The price of one currency relative to another isn’t fixed. The value of money, when priced in terms of others, tends to hop around depending on the situation in the home country.
The Brexit referendum result, for instance, caused the value of the pound to plummet in the days and weeks afterwards before it eventually popped back up. Problems concerning Deutsche bank led to issues with the euro. And similar examples exist all over the world.
Because prices float up and down in response to new information, there are opportunities to make money. If you can see a problem emerging in a particular currency and get out fast, you can potentially make a lot of money when you buy again. The investors, for instance, who sold pounds before the Brexit referendum result and then bought back the day after made a lot of money.
Trading on the international currency markets without a forex broker, however, is a massive challenge. The average person simply can’t access the markets without going through a professional agency.
Furthermore, trading as an individual is tricky too. Most people try to buy and sell whenever they have the chance during the day, usually before work or at lunchtime. It means that the average person misses out on multiple opportunities. Very few people can trade forex full-time. And even fewer can keep their eyes on markets 24 hours per day.
With that said, there is still money to be made trading currencies. So, what strategies should you use to increase your likelihood of success?
Create Stop-Loss Orders
Most investors in forex markets are prepared to take a small hit. The market naturally fizzes up and down throughout the day. That’s the nature of markets. Relatively few, though, are prepared to take big hits to their position.
For that reason, a lot of traders put stop-loss orders in place. The idea here is to sell currency and cut your losses if the price falls below a certain level. Computers carry out the trade automatically, so even if you’re part-time, you can get out quickly.
Take Fewer Positions
It is tempting to take multiple positions the moment you jump into forex trading.
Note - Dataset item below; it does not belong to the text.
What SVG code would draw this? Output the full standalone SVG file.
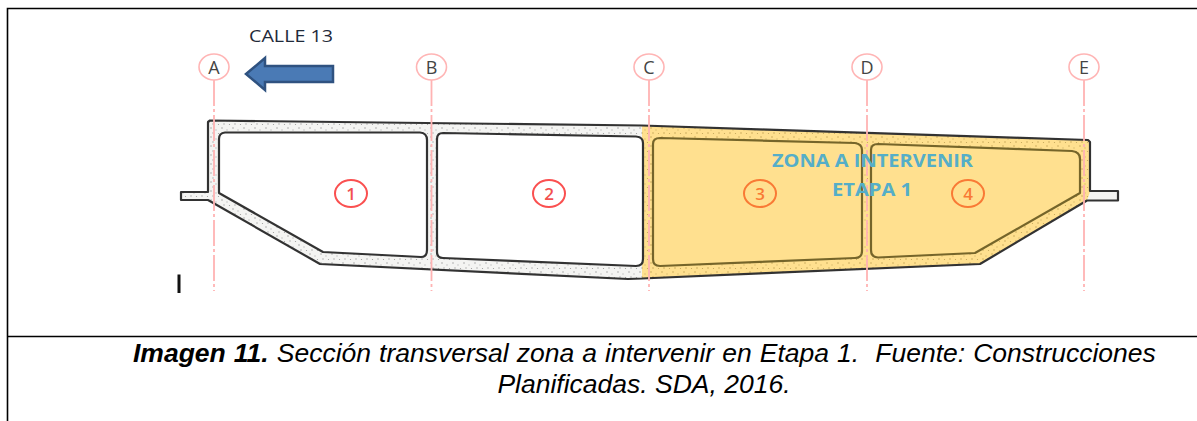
<svg xmlns="http://www.w3.org/2000/svg" width="1197" height="421" viewBox="0 0 1197 421">
<style>
.axis{stroke:#ffb3b3;stroke-width:1.8;fill:none;stroke-dasharray:26 3 3 3}
.bub{fill:#fff;stroke:#ffb5b5;stroke-width:1.6}
.bubt{font-family:"Open Sans","Liberation Sans",sans-serif;font-size:18px;fill:#444;text-anchor:middle}
.num{fill:none;stroke:#fa5050;stroke-width:2}
.numt{font-family:"Open Sans","Liberation Sans",sans-serif;font-size:17px;font-weight:600;fill:#f25050;text-anchor:middle}
.num2{fill:none;stroke:#f97a35;stroke-width:2}
.numt2{font-family:"Open Sans","Liberation Sans",sans-serif;font-size:17px;font-weight:600;fill:#f97a35;text-anchor:middle}
.cell{fill:#fff;stroke:#333;stroke-width:2.200;stroke-linejoin:round}
.cell2{fill:#ffe08f;stroke:#75652a;stroke-width:2.200;stroke-linejoin:round}
.zone{font-family:"Open Sans","Liberation Sans",sans-serif;font-size:17.500px;font-weight:700;fill:#55aec8;text-anchor:middle}
.cap{font-family:"Liberation Sans",Arial,sans-serif;font-size:26.500px;font-style:italic;fill:#000}
.rule{stroke:#000;stroke-width:1.600;fill:none}
</style>
<defs>
<filter id="soft" x="-2%" y="-2%" width="104%" height="104%"><feGaussianBlur stdDeviation="0.5"/></filter>
<pattern id="sp" width="11" height="9" patternUnits="userSpaceOnUse">
<rect width="11" height="9" fill="#f4f4f2"/>
<circle cx="2" cy="2" r=".8" fill="#a8a8a8"/><circle cx="7" cy="4" r=".7" fill="#bcbcbc"/><circle cx="4" cy="7" r=".8" fill="#b0b0b0"/><circle cx="9.500" cy="7.500" r=".6" fill="#999"/>
</pattern>
<pattern id="spy" width="11" height="9" patternUnits="userSpaceOnUse">
<rect width="11" height="9" fill="#ffe08f"/>
<circle cx="2" cy="2" r=".8" fill="#c9a95a"/><circle cx="7" cy="4" r=".7" fill="#d6b96c"/><circle cx="4" cy="7" r=".8" fill="#c9a95a"/><circle cx="9.500" cy="7.500" r=".6" fill="#c2a455"/>
</pattern>
</defs>
<g id="frame">
<path class="rule" d="M7.500 421V8.500H1197M7.500 336.500H1197"/>
</g>
<g id="section" filter="url(#soft)">
<path d="M210 120.500L642 125.500V278.500L628 279L320 264L208 200H181V192H208V122Z" fill="url(#sp)"/>
<path d="M642 125.500L1090 140V191H1118V200.500H1087L980 264L642 278.500Z" fill="url(#spy)"/>
<path d="M1090 192H1118V200.500H1087Z" fill="#f4f4f2"/>
<path d="M642 278.500L628 279L320 264L208 200H181V192H208V122L210 120.500L642 125.500L1088 140L1090 142V191H1118V200.500H1087L980 264L642 278.500" fill="none" stroke="#333" stroke-width="2.200" stroke-linejoin="round"/>
<path id="cell1-shape" class="cell" d="M225 132.500H420Q427 133 427 140V250Q427 257 421 257L323 252L219 193V139Q219 133 225 132.500Z"/>
<path id="cell2-shape" class="cell" d="M443 133L636 136.500Q643 137 643 143V259Q643 266 636 266L443 258Q437 258 437 252V139Q437 133 443 133Z"/>
<path id="cell3-shape" class="cell2" d="M660 138L855 143Q862 144 862 150V251Q862 258 855 258L660 266Q653 266 653 259V144Q653 138 660 138Z"/>
<path id="cell4-shape" class="cell2" d="M878 144L1072 151Q1080 152 1080 159V193L975 253L878 257.500Q871 257 871 250V150Q871 144 878 144Z"/>
</g>
<g id="connectors" filter="url(#soft)">
<path class="axis" d="M214 80V291"/>
<path class="axis" d="M431.500 80V291"/>
<path class="axis" d="M649 80V291"/>
<path class="axis" d="M867 80V291"/>
<path class="axis" d="M1084 80V291"/>
</g>
<g id="axis-A"><ellipse class="bub" cx="214" cy="67" rx="15" ry="13"/><text class="bubt" x="214" y="73.500">A</text></g>
<g id="axis-B"><ellipse class="bub" cx="431.500" cy="67" rx="15" ry="13"/><text class="bubt" x="431.500" y="73.500">B</text></g>
<g id="axis-C"><ellipse class="bub" cx="649" cy="67" rx="15" ry="13"/><text class="bubt" x="649" y="73.500">C</text></g>
<g id="axis-D"><ellipse class="bub" cx="867" cy="67" rx="15" ry="13"/><text class="bubt" x="867" y="73.500">D</text></g>
<g id="axis-E"><ellipse class="bub" cx="1084" cy="67" rx="15" ry="13"/><text class="bubt" x="1084" y="73.500">E</text></g>
<g id="cell-1"><ellipse class="num" cx="351" cy="193.500" rx="16" ry="13.500"/><text class="numt" x="351" y="199.500">1</text></g>
<g id="cell-2"><ellipse class="num" cx="549" cy="193.500" rx="16" ry="13.500"/><text class="numt" x="549" y="199.500">2</text></g>
<g id="cell-3"><ellipse class="num2" cx="760" cy="193.500" rx="16" ry="13.500"/><text class="numt2" x="760" y="199.500">3</text></g>
<g id="cell-4"><ellipse class="num2" cx="968" cy="193.500" rx="16" ry="13.500"/><text class="numt2" x="968" y="199.500">4</text></g>
<g id="zone-label">
<text class="zone" x="872.500" y="166.500" textLength="201" lengthAdjust="spacingAndGlyphs">ZONA A INTERVENIR</text>
<text class="zone" x="872" y="196" textLength="80" lengthAdjust="spacingAndGlyphs">ETAPA 1</text>
</g>
<g id="street">
<text x="291" y="42" font-family="'Open Sans','Liberation Sans',sans-serif" font-size="17" fill="#1f2a3a" text-anchor="middle" textLength="84" lengthAdjust="spacingAndGlyphs">CALLE 13</text>
<path d="M246 74L265 58V66H333V82H265V90Z" fill="#4a7ab5" stroke="#2f5280" stroke-width="2.500"/>
</g>
<g id="mark"><rect x="177.500" y="274.500" width="3" height="18.500" fill="#111"/></g>
<g id="caption">
<text class="cap" x="133" y="362" xml:space="preserve" word-spacing="0.7"><tspan font-weight="700">Imagen 11.</tspan> Sección transversal zona a intervenir en Etapa 1.  Fuente: Construcciones</text>
<text class="cap" x="644" y="393" text-anchor="middle">Planificadas. SDA, 2016.</text>
</g>
</svg>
But do you really understand all the currency dynamics at play? Probably not.
For this reason, many professional investors recommend that beginners start with a few positions and work from there. Where possible, focus on the big stories first and then drill down into the details. If you think that there’s a good reason that the yen will fall against the dollar, then investigate this thoroughly instead of taking a piecemeal approach.
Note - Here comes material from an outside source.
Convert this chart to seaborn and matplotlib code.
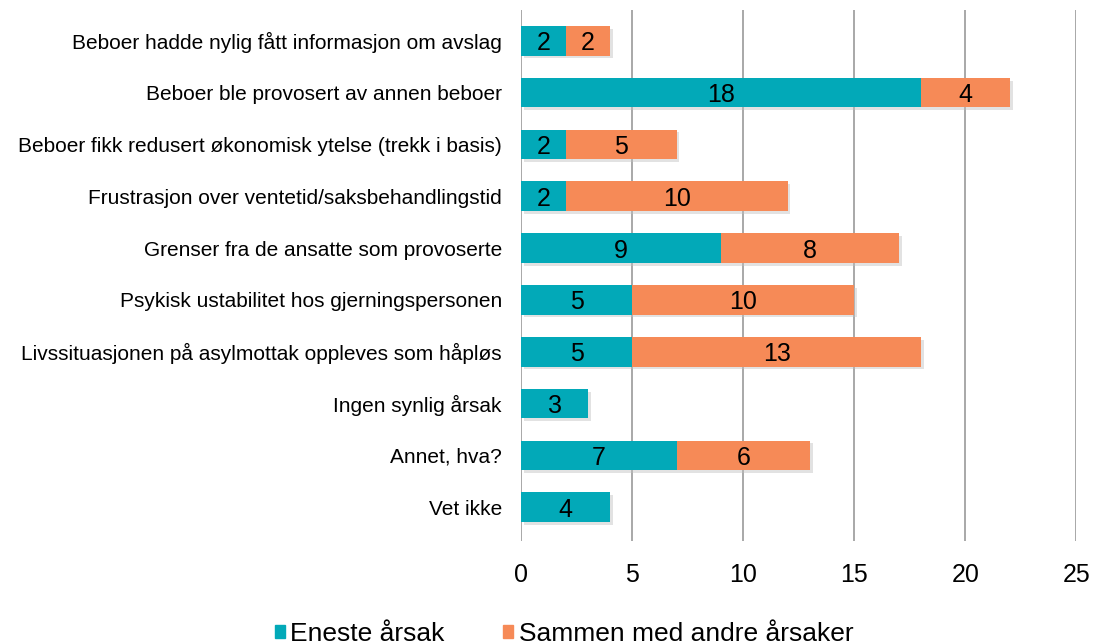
import numpy as np
import pandas as pd
import matplotlib
matplotlib.use("Agg")
import matplotlib.pyplot as plt
import matplotlib.patheffects as pe
from matplotlib.patches import Patch
import seaborn as sns

# Data
categories = [
    "Beboer hadde nylig fått informasjon om avslag",
    "Beboer ble provosert av annen beboer",
    "Beboer fikk redusert økonomisk ytelse (trekk i basis)",
    "Frustrasjon over ventetid/saksbehandlingstid",
    "Grenser fra de ansatte som provoserte",
    "Psykisk ustabilitet hos gjerningspersonen",
    "Livssituasjonen på asylmottak oppleves som håpløs",
    "Ingen synlig årsak",
    "Annet, hva?",
    "Vet ikke",
]
eneste = [2, 18, 2, 2, 9, 5, 5, 3, 7, 4]
sammen = [2, 4, 5, 10, 8, 10, 13, 0, 6, 0]
series_names = ["Eneste årsak", "Sammen med andre årsaker"]

TEAL = "#02A9B8"
ORANGE = "#F68A57"

df = pd.DataFrame({"kategori": categories, "eneste": eneste, "sammen": sammen})
df["total"] = df["eneste"] + df["sammen"]

sns.set_style("white")
plt.rcParams["font.family"] = ["Liberation Sans", "DejaVu Sans"]
plt.rcParams["text.color"] = "black"
plt.rcParams["xtick.color"] = "black"
plt.rcParams["ytick.color"] = "black"

fig = plt.figure(figsize=(10.95, 6.44), dpi=100)
ax = fig.add_axes([0.476, 0.16, 0.507, 0.825])

shadow = [pe.SimplePatchShadow(offset=(2, -2), shadow_rgbFace="0.75", alpha=0.45), pe.Normal()]

# stacked bars: total in orange underneath, "eneste" in teal on top
sns.barplot(data=df, y="kategori", x="total", color=ORANGE, orient="h",
            width=0.57, ax=ax, saturation=1, linewidth=0)
sns.barplot(data=df, y="kategori", x="eneste", color=TEAL, orient="h",
            width=0.57, ax=ax, saturation=1, linewidth=0)

for i, bar in enumerate(ax.patches):
    if i < len(categories):
        bar.set_path_effects(shadow)
    bar.set_zorder(3)

for i, (e, s) in enumerate(zip(eneste, sammen)):
    ax.text(e / 2, i, str(e), ha="center", va="center_baseline", fontsize=18, zorder=5)
    if s > 0:
        ax.text(e + s / 2, i, str(s), ha="center", va="center_baseline", fontsize=18, zorder=5)

ax.set_xlim(0, 25)
ax.set_ylim(len(categories) - 0.5 + 0.15, -0.5 - 0.1)
ax.set_xticks(range(0, 26, 5))
ax.xaxis.grid(True, color="#999999", linewidth=1.2, zorder=0)
ax.set_axisbelow(True)
for sp in ax.spines.values():
    sp.set_visible(False)
ax.set_xlabel("")
ax.set_ylabel("")
ax.tick_params(axis="x", labelsize=18, length=0, pad=16)
ax.tick_params(axis="y", labelsize=15, length=0, pad=14)

handles = [Patch(color=TEAL), Patch(color=ORANGE)]
fig.legend(handles, series_names, loc="lower center", ncol=2, frameon=False,
           fontsize=19, handlelength=0.4, handleheight=0.4, handletextpad=0.2,
           columnspacing=2.2, bbox_to_anchor=(0.515, -0.04))

fig.savefig("out.png", dpi=100)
The technology available to amateur traders is better than ever before, thanks to smartphones and email. Where possible, take advantage of alerts. Often news organizations will issue stories that warn investors of impending dangers and opportunities, allowing you to get in and out ahead of the crowd.
The bottom line is that the forex market is volatile. You need to have nerves of steel to trade in an environment like that. But with the right approach, there’s money to be made.